When will Nonprobability Surveys Mirror Probability Surveys? Considering Types of Inference and Weighting Strategies as Criteria for Correspondence

When will a nonprobability sample look like a probability sample? This key question in survey research has reemerged with the proliferation of new, nonprobability methods for collecting social science data (Baker et al., 2013). Among these, Internet surveys offer myriad advantages in data collection, including reduced costs, faster survey administration, and possibly more accurate self-reports (Chang & Krosnick, 2010; Fricker & Schonlau, 2002; Greenlaw & Brown-Welty, 2009; Wright, 2005) as compared with other survey methods. These surveys also open new research possibilities, allowing for the presentation of experimental stimuli to broad national samples (Couper, 2000; Iyengar, 2011; Skitka & Sargis, 2006). But many of these advantages can only be reaped if data collected from nonprobability samples can be transformed to reflect the public. Inasmuch as this is not the case, there is reason for concern. The majority of Internet surveys use opt-in, nonprobability samples, for which generalizability is not assured (Baker et al., 2010; Couper, 2000).

As nonprobability data collection methods continue to propagate, it becomes increasingly important to demarcate conditions under which data from samples with broad but incomplete coverage and potentially problematic sampling frames will produce results similar to those of probability samples. The ability to account for any differences will likely depend on two critical factors: the type of inference we hope to make and the model we use to translate between the data collected and society as a whole. For example, probability and nonprobability samples may not reflect the same distributions of attitudes and behaviors at any given time, and, yet, they may reveal similar patterns of change over time. Nonprobability research might thereby estimate current attitudes by correcting for biases in past measures of those attitudes. Further, correspondence between data sources may depend on the set of survey weights that are applied. If we can identify conditions under which probability and nonprobability samples reliably reach similar results, newfound techniques can be implemented with confidence.
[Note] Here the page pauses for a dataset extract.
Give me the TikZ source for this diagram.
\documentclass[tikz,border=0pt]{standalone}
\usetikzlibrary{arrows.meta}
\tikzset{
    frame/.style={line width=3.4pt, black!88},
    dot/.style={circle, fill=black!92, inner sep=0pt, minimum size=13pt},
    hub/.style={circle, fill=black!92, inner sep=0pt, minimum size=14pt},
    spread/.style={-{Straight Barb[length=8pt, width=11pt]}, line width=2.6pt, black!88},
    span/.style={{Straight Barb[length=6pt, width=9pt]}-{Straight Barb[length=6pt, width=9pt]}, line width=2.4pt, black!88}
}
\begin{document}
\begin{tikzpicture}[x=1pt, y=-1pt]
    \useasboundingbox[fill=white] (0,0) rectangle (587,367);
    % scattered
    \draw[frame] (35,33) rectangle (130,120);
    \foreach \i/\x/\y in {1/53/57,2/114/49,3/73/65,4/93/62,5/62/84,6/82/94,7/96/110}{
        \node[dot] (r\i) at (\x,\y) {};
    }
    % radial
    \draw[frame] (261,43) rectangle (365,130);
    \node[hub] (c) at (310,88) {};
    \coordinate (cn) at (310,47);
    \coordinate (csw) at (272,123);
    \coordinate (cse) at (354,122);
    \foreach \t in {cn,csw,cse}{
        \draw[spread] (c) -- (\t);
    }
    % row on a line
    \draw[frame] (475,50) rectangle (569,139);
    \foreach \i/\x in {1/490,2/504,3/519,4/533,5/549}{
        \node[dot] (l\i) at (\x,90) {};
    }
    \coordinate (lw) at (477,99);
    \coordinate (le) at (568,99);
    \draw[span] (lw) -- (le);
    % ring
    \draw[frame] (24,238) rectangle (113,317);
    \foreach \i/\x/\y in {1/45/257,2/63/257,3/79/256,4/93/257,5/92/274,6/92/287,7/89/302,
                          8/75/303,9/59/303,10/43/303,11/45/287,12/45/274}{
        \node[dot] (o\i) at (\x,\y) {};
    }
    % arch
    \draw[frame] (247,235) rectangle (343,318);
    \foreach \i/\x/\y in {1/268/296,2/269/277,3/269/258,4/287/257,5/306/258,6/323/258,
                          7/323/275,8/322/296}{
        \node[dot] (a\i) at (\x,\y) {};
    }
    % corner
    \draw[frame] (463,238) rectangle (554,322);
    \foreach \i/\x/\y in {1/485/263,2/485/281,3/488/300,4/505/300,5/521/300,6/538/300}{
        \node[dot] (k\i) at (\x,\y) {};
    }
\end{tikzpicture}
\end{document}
This paper juxtaposes two data sources: A probability-based telephone survey (collected using random digit dialing, or RDD) is compared with a series of simultaneously collected nonprobability opt-in Internet surveys to identify conditions of correspondence. Data streams are compared for each of three types of inference-point estimates, relations between variables, and trends over time-across four weighting strategies. The central question is the extent to which any combination of inferential objective and weighting procedure yields consistent results across vastly different methods.